Last night on my roof there was a party. It was thrown by Kerry, a lovely red-headed Australian who has lived in the building for a few years. She bought an apartment elsewhere in Brooklyn, and is moving out in a few days. She was wearing a white dress, skin showing, a flattering cut. She’s always got an enthusiastic smile, and seems to lead one of those gorgeous and enthralling kinds of lives. We talked about how Australians are like labradors, so excited and happy and eager to please. Eager to please, yes, but she’s no fool, and has led a life, I can tell. You can be both light and dark at the same time.
Last night on my roof I met a photographer who had recently shot an extremely famous author. The author is old now, but not cantankerous. Merely tough. The photographer said he had reminded her of her father. I couldn’t imagine this man being anyone’s father. Before she took his picture, she sat in on an interview with him. He often gave short, unhelpful answers, which she found disappointing. “He was over it,” she said. “Probably because he’s been writing the same book over and over for the last fifty years,” I said. “And what else is there left to say?”
I would like to think that I will never get tired of talking about my books but I imagine that I will actually just get tired of talking in general someday, so I apologize in advance for my behavior.
Last night on my roof I also met a nice man who said he had dated a woman who was a liar. He constantly had to call her on her bullshit. It was just part of her fabric. Eventually he began to lie a little bit himself, even though he had always been an honest man before.
I am a terrible liar but every so often I find myself saying harmless nonsense to strangers. It just comes out of my mouth and I don’t bother to correct myself. I don’t completely understand the pathology behind it. Usually (though not always) I am saying it to make someone laugh or feel less alone, something like, “That same thing happened to me once,” when it absolutely hadn’t. But still it can’t be a good thing to be putting something dishonest out in the world.

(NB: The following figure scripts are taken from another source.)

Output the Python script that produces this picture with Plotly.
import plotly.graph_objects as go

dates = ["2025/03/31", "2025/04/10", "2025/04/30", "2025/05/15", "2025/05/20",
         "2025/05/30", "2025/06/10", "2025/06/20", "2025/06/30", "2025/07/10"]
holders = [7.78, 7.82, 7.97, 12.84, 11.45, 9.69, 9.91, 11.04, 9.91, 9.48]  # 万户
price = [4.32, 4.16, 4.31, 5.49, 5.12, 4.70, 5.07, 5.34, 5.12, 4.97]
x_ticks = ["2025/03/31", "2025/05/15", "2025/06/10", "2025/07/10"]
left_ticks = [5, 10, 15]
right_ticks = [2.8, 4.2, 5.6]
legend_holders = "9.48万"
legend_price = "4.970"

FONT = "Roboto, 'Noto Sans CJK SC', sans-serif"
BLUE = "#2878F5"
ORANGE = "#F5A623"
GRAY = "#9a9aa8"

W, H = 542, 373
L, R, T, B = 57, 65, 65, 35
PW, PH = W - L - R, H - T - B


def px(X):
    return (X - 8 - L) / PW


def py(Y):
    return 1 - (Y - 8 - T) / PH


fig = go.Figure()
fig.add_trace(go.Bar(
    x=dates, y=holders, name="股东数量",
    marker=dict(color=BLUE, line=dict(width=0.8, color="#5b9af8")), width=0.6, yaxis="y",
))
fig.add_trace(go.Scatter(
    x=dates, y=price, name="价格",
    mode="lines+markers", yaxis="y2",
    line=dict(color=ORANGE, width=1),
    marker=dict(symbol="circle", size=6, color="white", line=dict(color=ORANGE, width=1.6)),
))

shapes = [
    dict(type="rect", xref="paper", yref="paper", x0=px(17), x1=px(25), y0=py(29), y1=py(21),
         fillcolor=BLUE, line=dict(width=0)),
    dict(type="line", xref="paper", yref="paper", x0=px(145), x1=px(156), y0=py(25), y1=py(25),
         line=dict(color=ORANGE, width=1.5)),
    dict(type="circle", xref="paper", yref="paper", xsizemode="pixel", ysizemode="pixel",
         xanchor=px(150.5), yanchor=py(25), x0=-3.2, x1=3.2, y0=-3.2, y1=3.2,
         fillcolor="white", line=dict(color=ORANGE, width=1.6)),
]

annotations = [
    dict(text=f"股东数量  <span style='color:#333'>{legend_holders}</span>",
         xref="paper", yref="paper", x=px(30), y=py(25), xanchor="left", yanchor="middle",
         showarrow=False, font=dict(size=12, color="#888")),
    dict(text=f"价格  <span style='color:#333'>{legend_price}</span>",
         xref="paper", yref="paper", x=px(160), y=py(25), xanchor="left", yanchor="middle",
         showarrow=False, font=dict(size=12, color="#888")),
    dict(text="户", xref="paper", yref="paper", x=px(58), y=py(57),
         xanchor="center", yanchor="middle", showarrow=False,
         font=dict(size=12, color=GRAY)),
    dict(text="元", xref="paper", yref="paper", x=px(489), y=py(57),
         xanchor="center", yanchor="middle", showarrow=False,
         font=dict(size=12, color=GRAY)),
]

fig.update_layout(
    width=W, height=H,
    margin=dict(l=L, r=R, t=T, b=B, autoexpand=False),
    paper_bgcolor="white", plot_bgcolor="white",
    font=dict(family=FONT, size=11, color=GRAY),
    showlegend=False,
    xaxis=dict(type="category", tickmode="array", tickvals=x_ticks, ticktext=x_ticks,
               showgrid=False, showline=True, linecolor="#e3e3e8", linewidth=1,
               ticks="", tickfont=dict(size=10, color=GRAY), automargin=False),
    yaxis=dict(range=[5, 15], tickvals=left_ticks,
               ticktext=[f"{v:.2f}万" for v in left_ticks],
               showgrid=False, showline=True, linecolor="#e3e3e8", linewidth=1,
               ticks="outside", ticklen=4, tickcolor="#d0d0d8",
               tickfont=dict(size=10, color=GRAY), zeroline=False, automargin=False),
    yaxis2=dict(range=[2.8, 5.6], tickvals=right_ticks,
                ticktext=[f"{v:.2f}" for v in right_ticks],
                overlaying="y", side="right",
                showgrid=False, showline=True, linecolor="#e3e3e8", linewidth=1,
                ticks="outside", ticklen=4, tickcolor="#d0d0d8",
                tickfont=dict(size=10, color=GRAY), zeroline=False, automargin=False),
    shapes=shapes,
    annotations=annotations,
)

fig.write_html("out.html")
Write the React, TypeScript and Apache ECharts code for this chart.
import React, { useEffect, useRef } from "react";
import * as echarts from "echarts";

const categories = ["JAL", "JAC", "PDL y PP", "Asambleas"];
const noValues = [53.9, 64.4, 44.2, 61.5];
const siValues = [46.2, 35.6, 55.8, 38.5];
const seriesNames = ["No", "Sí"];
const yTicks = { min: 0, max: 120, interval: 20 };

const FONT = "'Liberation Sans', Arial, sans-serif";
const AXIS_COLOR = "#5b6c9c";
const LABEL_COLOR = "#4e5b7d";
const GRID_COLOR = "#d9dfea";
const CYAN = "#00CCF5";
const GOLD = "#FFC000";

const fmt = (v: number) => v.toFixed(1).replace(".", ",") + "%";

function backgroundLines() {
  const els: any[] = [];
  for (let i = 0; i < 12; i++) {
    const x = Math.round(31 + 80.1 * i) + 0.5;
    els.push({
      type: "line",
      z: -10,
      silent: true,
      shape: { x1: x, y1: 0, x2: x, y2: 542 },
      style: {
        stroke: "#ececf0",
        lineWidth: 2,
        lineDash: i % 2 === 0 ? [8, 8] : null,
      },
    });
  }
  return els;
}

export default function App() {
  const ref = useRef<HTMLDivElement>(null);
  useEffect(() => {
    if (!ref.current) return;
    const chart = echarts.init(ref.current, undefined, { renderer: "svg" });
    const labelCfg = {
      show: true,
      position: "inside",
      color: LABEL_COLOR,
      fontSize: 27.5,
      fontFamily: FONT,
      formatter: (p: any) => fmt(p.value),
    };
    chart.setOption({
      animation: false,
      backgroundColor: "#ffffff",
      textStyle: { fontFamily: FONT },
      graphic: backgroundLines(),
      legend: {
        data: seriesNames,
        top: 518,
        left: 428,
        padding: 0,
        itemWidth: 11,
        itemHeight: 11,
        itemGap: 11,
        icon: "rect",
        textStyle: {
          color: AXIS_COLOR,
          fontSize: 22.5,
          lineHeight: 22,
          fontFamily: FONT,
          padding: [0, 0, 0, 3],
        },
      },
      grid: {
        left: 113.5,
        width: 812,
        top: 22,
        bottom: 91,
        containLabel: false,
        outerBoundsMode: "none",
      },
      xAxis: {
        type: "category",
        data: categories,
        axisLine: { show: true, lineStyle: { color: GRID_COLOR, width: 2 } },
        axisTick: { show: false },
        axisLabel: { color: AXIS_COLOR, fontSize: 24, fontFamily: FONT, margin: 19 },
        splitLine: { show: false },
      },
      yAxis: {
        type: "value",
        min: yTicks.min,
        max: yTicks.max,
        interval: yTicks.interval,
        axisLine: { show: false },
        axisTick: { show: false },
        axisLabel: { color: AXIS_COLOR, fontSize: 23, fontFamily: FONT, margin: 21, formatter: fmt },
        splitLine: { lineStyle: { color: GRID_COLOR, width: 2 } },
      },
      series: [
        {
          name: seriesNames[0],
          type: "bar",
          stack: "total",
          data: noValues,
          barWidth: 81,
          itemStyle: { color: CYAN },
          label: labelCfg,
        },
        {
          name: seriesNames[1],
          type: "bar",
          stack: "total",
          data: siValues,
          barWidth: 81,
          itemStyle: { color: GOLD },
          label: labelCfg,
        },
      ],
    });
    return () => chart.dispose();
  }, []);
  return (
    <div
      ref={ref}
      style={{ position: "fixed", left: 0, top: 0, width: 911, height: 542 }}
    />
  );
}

Last night on my roof I realized I was going to relax until my birthday in November. That I was in no rush to do anything but enjoy my life until I turned forty, and then everything was going to reboot and a new vision for my life would unfold. I feel ahead of schedule in a lot of ways. And I feel behind in all others.
Obviously having a life schedule is totally idiotic.
Last night on my roof I realized I would probably have to give up my dream of dating a scientist one day. It’s just never going to happen, is it? I’m never going to meet a scientist.
Last night on my roof I ate some perfectly pickled vegetables. I talked to the skinny, dry Russian men for a bit. I kissed a pretty Italian woman on the forehead. I drank sangria. Right after the sunset, I excused myself and went home. It was a beautiful sunset last night, did you see it?
When I woke up this morning, I realized I had dreamed about my ex-boyfriend. We were walking around all over town and having a good time. We were laughing at each other’s jokes. We lived in the same apartment building, across the hall from each other. The building had been full of sand and dirt and dust but when we came back from our walk everything was cleaner. Someone had taken responsibility for the mess.
I frequently have dreams that focus on a house or apartment. Dreams about a house are usually dreams about the state of your self.